Chronique d'un amour
Poussières dans le vent (1986) de Hou Hsiao-Hsien. (Éditions Carlotta films) Sortie en salles depuis le 3 août 2016
Avec Poussières dans le vent, Hou Hsiao-Hsien clôt ce que l’on appelle désormais son « cycle autobiographique » (Les Garçons de Fengkuei, Un été chez grand-père et Un temps pour vivre, un temps pour mourir). Pourtant, il ne s’agit plus là de ses propres souvenirs mais de ceux de son coscénariste.
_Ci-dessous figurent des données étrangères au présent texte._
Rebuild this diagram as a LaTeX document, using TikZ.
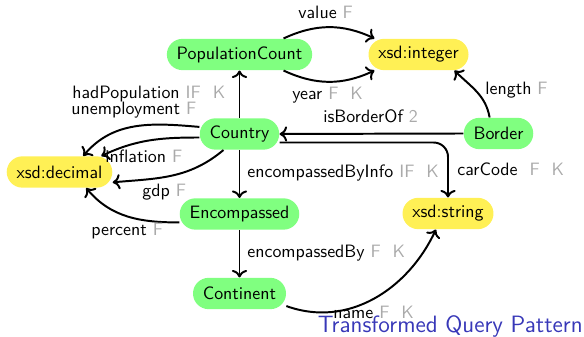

Une histoire d’adolescence, encore une fois, mais traitée sous un angle sentimental.
A Yuan et A Yun ont grandi dans le même village et même si chacun tait les sentiments qu’il a pour l’autre, on sent qu’il s’agit bien plus qu’une simple et belle amitié. Tous les deux décident un jour de se rendre à Taipei pour y travailler et, peu à peu, se familiarisent avec leur nouvelle vie…
Avec Poussières dans le vent, le cinéaste affine son style et épure son trait : le récit romanesque se dilue dans une succession de saynètes dédramatisées, la psychologie des personnages est totalement gommée au profit d’une attention apportée aux paysages, aux lieux, aux lumières… Hou Hsiao-Hsien cherche à saisir des sentiments aussi diffus et volatiles que celui du temps qui passe, du passage à l’âge adulte ou de la naissance d’un amour.
Osons l’avouer : aussi beau soit-il en terme de mise en scène, Poussières dans le vent ne m’a que rarement touché. Hou Hsiao-Hsien pratique un cinéma que j’admire « objectivement » mais qui, dans ce cas précis, ne parvient pas à m’émouvoir. Autant je suis fasciné et bouleversé par certains de ses films comme Les Fleurs de Shanghai, Café lumière ou Les Garçons de Fengkuei, autant je reste relativement distant face à celui-là.
Pourtant, on voit très bien ce qui a pu intéresser Hou Hsiao-Hsien dans ce récit : l’opposition ville/campagne et le roman d’apprentissage découlant de ces va-et-vient. On retrouve également les caractéristiques qui faisaient la beauté de ses films précédents : la conscience aigüe de la fuite du temps et ce sentiment de perte inéluctable qu’il charrie avec lui, ce goût pour les trajectoires parallèles, cette attention portée aux détails les plus infimes afin de rendre compte des sensations les plus ténues. Pour les deux personnages, ce parcours initiatique est un moyen de se confronter à la réalité et d’affirmer une personnalité, notamment chez cette jeune fille qui fait preuve d’un certain tempérament lorsqu’elle n’hésite pas à braver les préjugés en buvant comme un garçon ou en ôtant son chemisier pour qu’un de ses amis dessine dessus.
La fin de Poussières dans le vent, que nous ne raconterons pas, est très belle et émouvante. Mais en voulant à tout prix éviter le pathos et se tenir à distance de l’émotion qui pourrait submerger ses personnages, Hou Hsiao-Hsien prend le risque d’une certaine froideur.
Du coup, libre à chacun d’adhérer ou pas à ce style épuré et presque atonal. Pour ma part, je ne marche que par intermittence et n’entre jamais totalement dans le film.
Ce qui ne l’empêche pas d’être une œuvre subtile et délicate, parfaitement réalisée et témoignant de la grandeur d’un cinéaste maîtrisant désormais impeccablement son art.